La une du Canard Enchaîné, journal satirique, ironise sur le supposé « suicide » de Stavisky, avec pour titre : « Stavisky se suicide d’un coup de revolver qui lui a été tiré à bout portant ».

Le photojournalisme commence à jouer un rôle de plus en plus important dans la couverture médiatique des événements. Lors de cette crise, il a montré la repression violente de la manifestation.

Le lendemain, la presse annonce la démission du gouvernement Daladier.

Deux interprétations différentes

La crise du 6 février 1934 fut interprétée de deux manières différentes.

Pour la gauche, les manifestants d’extrême droite voulaient mener un coup d’État en s’emparant de l’Assemblée nationale et la police a fait son travail pour maintenir la démocratie en France.

Pour le journal de gauche Le Populaire, cela ne fait aucun doute : c’est bien un coup d’État fasciste qui a été empêché le 6 février 1934.

De cette crise est née la volonté à gauche de s’unir devant le péril d’extrême droite. La gauche en France, comme partout en Europe, est divisée entre socialistes, radicaux et communistes. De ce point de vue, cette crise est une aubaine puisqu’elle fait naître le Front populaire.

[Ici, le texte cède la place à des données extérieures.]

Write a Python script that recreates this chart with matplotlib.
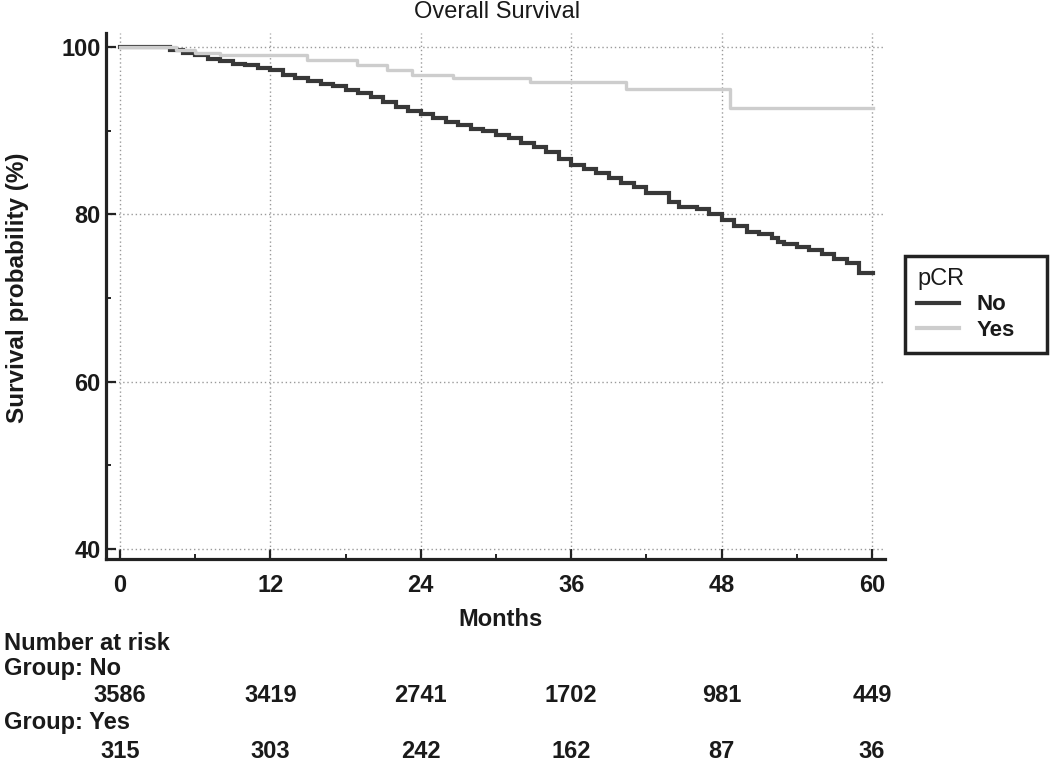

  • Communistes, socialistes et radicaux de gauche s’allient pour faire barrage au fascisme en France. Cette alliance gagne d’ailleurs les élections de 1936.

En résumé, la réaction à gauche après le 6 février 1934, est l’union pour faire barrage au fascisme.

À droite et à l’extrême droite, la crise divise :

  • ​la droite conservatrice reste fidèle à la République tout en sapant son image et son autorité. La peur du communisme fait dire à beaucoup d’hommes politiques « plutôt Hitler que Staline » ;
  • ​à l’extrême droite, il n’y a pas un seul parti politique majeur capable d’unir les autres courants : sans leader pas de fédération.

L’extrême droite est divisée et les petits groupuscules qui la composent sont très nombreux. Les plus représentatifs sont :

  • l’Action Française de Maurras, monarchiste, nationaliste et antisémite,
  • et les Croix-de-Feu du général de La Rocque, issus des anciens combattants.

Conclusion :

La crise du 6 février 1934 marque le début de l’utilisation extensive de la photographie dans la presse française. Née d’une simple affaire d’escroquerie autour du personnage énigmatique et de l’homme d’affaire Stavisky, elle s’est transformée en véritable assaut de l’extrême droite contre le système parlementaire.

Les manifestations violemment réprimées et la montée des groupuscules fascistes ont eu des conséquences politiques majeures et ont remodelé l’espace politique français avec la création du Front populaire.